Buyers active in December tend to fall into specific categories –

  • Corporate transferees with firm start dates
  • Families tied to school calendars planning January moves
  • Investors closing capital allocations before year-end
  • Buyers seeking tax advantages tied to mortgage interest or depreciation

 

As a result, these buyers arrive informed, financed, and ready to move. Meanwhile, the casual browsers stay home.

Related – Selling a “Starter Home”? These 10 Cities Have the Most Buyers Looking for Homes Under $250k

 

Why Selling Your Home In December Changes the Power Balance

In most U.S. markets, active listings in December fall by 30 to 50% compared with May. As a result, fewer comparable homes reduce pricing noise.

Consequently, when selling your home in December, buyers spend less time shopping for alternatives. This shift moves leverage toward sellers who price accurately and present well.

In practice, multiple listing agents report that winter buyers often circle back after a single showing. As options narrow, the math feels simpler.

At the same time, December buyers operate under constraints. For many, job transfers begin in January. In other cases, lease expirations loom. Meanwhile, investment deadlines approach.

Motivation shortens negotiation cycles. And the supply backdrop stays tight, NAR reported 1.43 million homes in inventory in November 2025 (a 4.2-month supply), keeping pressure on buyers when a well-priced home hits the market.

This dynamic frequently produces smoother transactions than spring deals stretched across bidding wars and second thoughts.

Quiet residential street with snow covered houses illustrating winter conditions when selling your home in december.


 

Selling Your Home In December and Year-End Financial Strategy

December brings real estate decisions into closer alignment with broader financial planning.

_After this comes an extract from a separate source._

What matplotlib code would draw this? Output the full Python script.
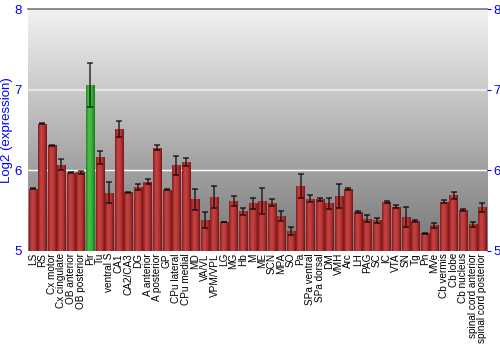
import numpy as np
import matplotlib
matplotlib.use("Agg")
import matplotlib.pyplot as plt
from matplotlib.colors import LinearSegmentedColormap

categories = ["LS", "RS", "Cx motor", "Cx cingulate", "OB anterior", "OB posterior", "Pir", "Tu",
              "ventral S", "CA1", "CA2/CA3", "DG", "A anterior", "A posterior", "GP", "CPu lateral",
              "CPu medial", "MD", "VA/VL", "VPM/VPL", "LG", "MG", "Hb", "M", "ME", "SCN", "MPA",
              "SO", "Pa", "SPa ventral", "SPa dorsal", "DM", "VMH", "Arc", "LH", "PAG", "SC", "IC",
              "VTA", "SN", "Tg", "Pn", "MVe", "Cb vermis", "Cb lobe", "Cb nucleus",
              "spinal cord anterior", "spinal cord posterior"]
values = [5.77, 6.58, 6.31, 6.07, 5.97, 5.975, 7.06, 6.16,
          5.72, 6.51, 5.73, 5.79, 5.86, 6.28, 5.76, 6.06,
          6.10, 5.64, 5.38, 5.67, 5.36, 5.62, 5.49, 5.59, 5.62, 5.60, 5.43,
          5.25, 5.81, 5.65, 5.64, 5.59, 5.68, 5.77, 5.48, 5.40, 5.38, 5.61,
          5.55, 5.42, 5.37, 5.22, 5.32, 5.61, 5.69, 5.51,
          5.33, 5.54]
errors = [0.005, 0.005, 0.005, 0.07, 0.005, 0.02, 0.27, 0.085,
          0.13, 0.10, 0.005, 0.04, 0.03, 0.03, 0.01, 0.12,
          0.05, 0.13, 0.10, 0.14, 0.005, 0.065, 0.04, 0.065, 0.16, 0.04, 0.06,
          0.05, 0.15, 0.04, 0.02, 0.07, 0.15, 0.01, 0.01, 0.04, 0.03, 0.01,
          0.02, 0.12, 0.01, 0.005, 0.03, 0.02, 0.04, 0.01,
          0.03, 0.06]
highlight = "Pir"
yticks = [5, 6, 7, 8]

plt.rcParams['font.family'] = ['Liberation Sans', 'DejaVu Sans']
fig = plt.figure(figsize=(5, 3.5), dpi=100)
ax = fig.add_axes([0.056, 0.283, 0.918, 0.691])

n = len(categories)
x = np.arange(n)
ax.set_xlim(-0.5, n - 0.5)
ax.set_ylim(5, 8)

# background gradient
grad = np.linspace(0, 1, 256).reshape(-1, 1)
bg_cmap = LinearSegmentedColormap.from_list("bg", ["#f2f2f2", "#777777"])
ax.imshow(grad, extent=[0, 1, 0, 1], transform=ax.transAxes, cmap=bg_cmap,
          aspect='auto', zorder=0, origin='upper')

ax.axhline(7, color="#e6e6e6", lw=1.6, zorder=1)
ax.axhline(6, color="#ffffff", lw=1.0, zorder=1)

red_cmap = LinearSegmentedColormap.from_list("red", ["#8a1c1c", "#c84444", "#b53535", "#7a1515"])
green_cmap = LinearSegmentedColormap.from_list("green", ["#1f8a1f", "#4cc24c", "#38ad38", "#1a7a1a"])
hgrad = np.linspace(0, 1, 64).reshape(1, -1)
width = 0.86
bars = ax.bar(x, np.array(values) - 5, bottom=5, width=width, color="none",
              edgecolor="none", zorder=2)
for xi, b, cat in zip(x, bars, categories):
    cm = green_cmap if cat == highlight else red_cmap
    im = ax.imshow(hgrad, extent=[xi - width / 2, xi + width / 2, 5, b.get_y() + b.get_height()],
                   cmap=cm, aspect='auto', zorder=2)
    im.set_clip_path(b)
ax.set_xlim(-0.5, n - 0.5)
ax.set_ylim(5, 8)

ax.errorbar(x, values, yerr=errors, fmt='none', ecolor=(0, 0, 0, 0.7), elinewidth=1.2,
            capsize=2.5, capthick=1.2, zorder=3)

for s in ["left", "right", "bottom"]:
    ax.spines[s].set_visible(False)
ax.spines["top"].set_color("#777777")
ax.spines["top"].set_linewidth(1.2)

ax.set_yticks(yticks)
ax.tick_params(axis='y', which='both', left=False, right=True, labelleft=True, labelright=True,
               labelcolor="blue", labelsize=9.5, color="blue", length=3, pad=1.5)
ax.set_ylabel("Log2 (expression)", color="blue", fontsize=9.5, labelpad=1)

ax.set_xticks(x)
ax.set_xticklabels(categories, rotation=90, fontsize=7.2)
ax.tick_params(axis='x', length=0, pad=1.5)

fig.savefig("out.png", dpi=100)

Rather than standing alone, a year-end sale often becomes part of a larger strategy.

By closing before December 31, capital gains are treated as current-year income. As a result, sellers expecting income changes, business transitions, or retirement in January gain greater control over tax exposure and year-end reporting.

At the same time, tax advisors often align December home sales with loss harvesting, charitable contributions, or deferred compensation planning. In this context, the sale supports balance rather than disruption.

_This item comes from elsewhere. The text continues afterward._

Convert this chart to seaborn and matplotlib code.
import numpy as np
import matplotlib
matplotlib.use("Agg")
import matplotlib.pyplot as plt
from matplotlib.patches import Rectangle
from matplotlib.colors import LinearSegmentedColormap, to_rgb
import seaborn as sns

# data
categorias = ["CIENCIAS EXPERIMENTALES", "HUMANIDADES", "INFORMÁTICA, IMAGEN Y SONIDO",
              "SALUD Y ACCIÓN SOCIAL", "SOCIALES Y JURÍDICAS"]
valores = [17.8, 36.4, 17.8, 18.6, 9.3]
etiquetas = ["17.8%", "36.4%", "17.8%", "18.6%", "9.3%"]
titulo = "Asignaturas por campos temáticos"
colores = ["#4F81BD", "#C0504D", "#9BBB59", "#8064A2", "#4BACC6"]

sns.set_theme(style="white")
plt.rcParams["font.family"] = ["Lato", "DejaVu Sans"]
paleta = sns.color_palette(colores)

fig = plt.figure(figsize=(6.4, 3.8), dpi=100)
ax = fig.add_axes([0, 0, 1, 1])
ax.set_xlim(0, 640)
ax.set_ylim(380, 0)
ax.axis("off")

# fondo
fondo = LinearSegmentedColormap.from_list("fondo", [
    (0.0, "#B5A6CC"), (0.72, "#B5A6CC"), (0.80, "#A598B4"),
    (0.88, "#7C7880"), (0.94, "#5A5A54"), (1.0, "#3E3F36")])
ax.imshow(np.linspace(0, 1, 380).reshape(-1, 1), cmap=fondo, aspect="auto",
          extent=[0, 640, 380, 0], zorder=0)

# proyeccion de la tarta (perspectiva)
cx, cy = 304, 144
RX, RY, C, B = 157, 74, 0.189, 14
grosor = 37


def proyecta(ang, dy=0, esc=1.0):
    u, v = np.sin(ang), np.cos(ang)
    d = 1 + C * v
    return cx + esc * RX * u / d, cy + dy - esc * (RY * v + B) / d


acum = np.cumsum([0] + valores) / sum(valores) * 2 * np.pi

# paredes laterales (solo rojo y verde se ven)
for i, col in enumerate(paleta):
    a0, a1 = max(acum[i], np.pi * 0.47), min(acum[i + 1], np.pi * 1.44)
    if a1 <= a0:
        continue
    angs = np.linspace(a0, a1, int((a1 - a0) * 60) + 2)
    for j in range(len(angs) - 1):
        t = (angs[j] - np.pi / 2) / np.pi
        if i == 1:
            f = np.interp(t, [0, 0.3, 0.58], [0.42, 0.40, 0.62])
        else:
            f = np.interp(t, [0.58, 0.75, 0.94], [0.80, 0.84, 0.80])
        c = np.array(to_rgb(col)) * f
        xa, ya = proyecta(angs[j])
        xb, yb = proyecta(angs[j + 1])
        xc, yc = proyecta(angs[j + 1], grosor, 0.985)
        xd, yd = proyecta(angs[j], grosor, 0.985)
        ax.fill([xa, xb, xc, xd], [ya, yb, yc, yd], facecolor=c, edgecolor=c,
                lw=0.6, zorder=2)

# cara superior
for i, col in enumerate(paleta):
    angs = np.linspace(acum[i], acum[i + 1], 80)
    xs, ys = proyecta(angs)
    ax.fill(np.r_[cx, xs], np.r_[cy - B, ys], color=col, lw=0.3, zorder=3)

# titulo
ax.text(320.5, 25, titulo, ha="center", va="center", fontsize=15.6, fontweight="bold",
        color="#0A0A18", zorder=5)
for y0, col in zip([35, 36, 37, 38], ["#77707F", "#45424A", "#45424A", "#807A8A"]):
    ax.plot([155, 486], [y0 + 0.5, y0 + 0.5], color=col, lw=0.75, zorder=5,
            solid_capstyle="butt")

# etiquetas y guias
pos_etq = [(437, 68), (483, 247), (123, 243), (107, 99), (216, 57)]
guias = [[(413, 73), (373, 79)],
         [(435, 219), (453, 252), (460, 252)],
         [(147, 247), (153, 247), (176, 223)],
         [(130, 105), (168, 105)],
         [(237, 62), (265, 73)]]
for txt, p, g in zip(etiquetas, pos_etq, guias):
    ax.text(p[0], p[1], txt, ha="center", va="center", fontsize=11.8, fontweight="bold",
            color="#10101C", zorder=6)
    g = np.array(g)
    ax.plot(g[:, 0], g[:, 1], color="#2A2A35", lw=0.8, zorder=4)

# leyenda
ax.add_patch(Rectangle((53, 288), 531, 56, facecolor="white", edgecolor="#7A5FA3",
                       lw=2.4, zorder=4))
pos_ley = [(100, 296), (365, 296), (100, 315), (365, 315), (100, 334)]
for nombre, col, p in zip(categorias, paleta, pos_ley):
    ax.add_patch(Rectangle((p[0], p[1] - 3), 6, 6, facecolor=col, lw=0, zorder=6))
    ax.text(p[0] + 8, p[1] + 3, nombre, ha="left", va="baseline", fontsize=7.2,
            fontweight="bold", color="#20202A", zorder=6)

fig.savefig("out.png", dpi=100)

Meanwhile, liquidity arrives at a practical moment. Proceeds from a December sale become available in time for January housing commitments, relocation costs, investment decisions, or debt restructuring. Consequently, entering the new year with cash rather than contingencies expands flexibility and strengthens planning.

In the end, the value of a December sale often extends beyond the transaction itself.

 

The Psychology of Holiday Buyers

During the holiday season, priorities sharpen. As a result, buyers walking through a home in December often picture where life begins next, not whether to keep looking.

In these settings, decorated spaces help. Likewise, warm lighting matters. Overall, neutral holiday staging outperforms bare interiors.

According to experienced agents, winter showings feel personal. Consequently, conversations move quickly from features to timelines.

When selling your home in December, emotion tends to support decision-making rather than delay it.

 

Pricing Strategy When Selling Your Home In December

December does not reward aggressive overpricing. Instead, it rewards pricing grounded in timing and cost awareness. With fewer listings available, buyers gravitate toward homes that feel realistically valued rather than seasonally ambitious.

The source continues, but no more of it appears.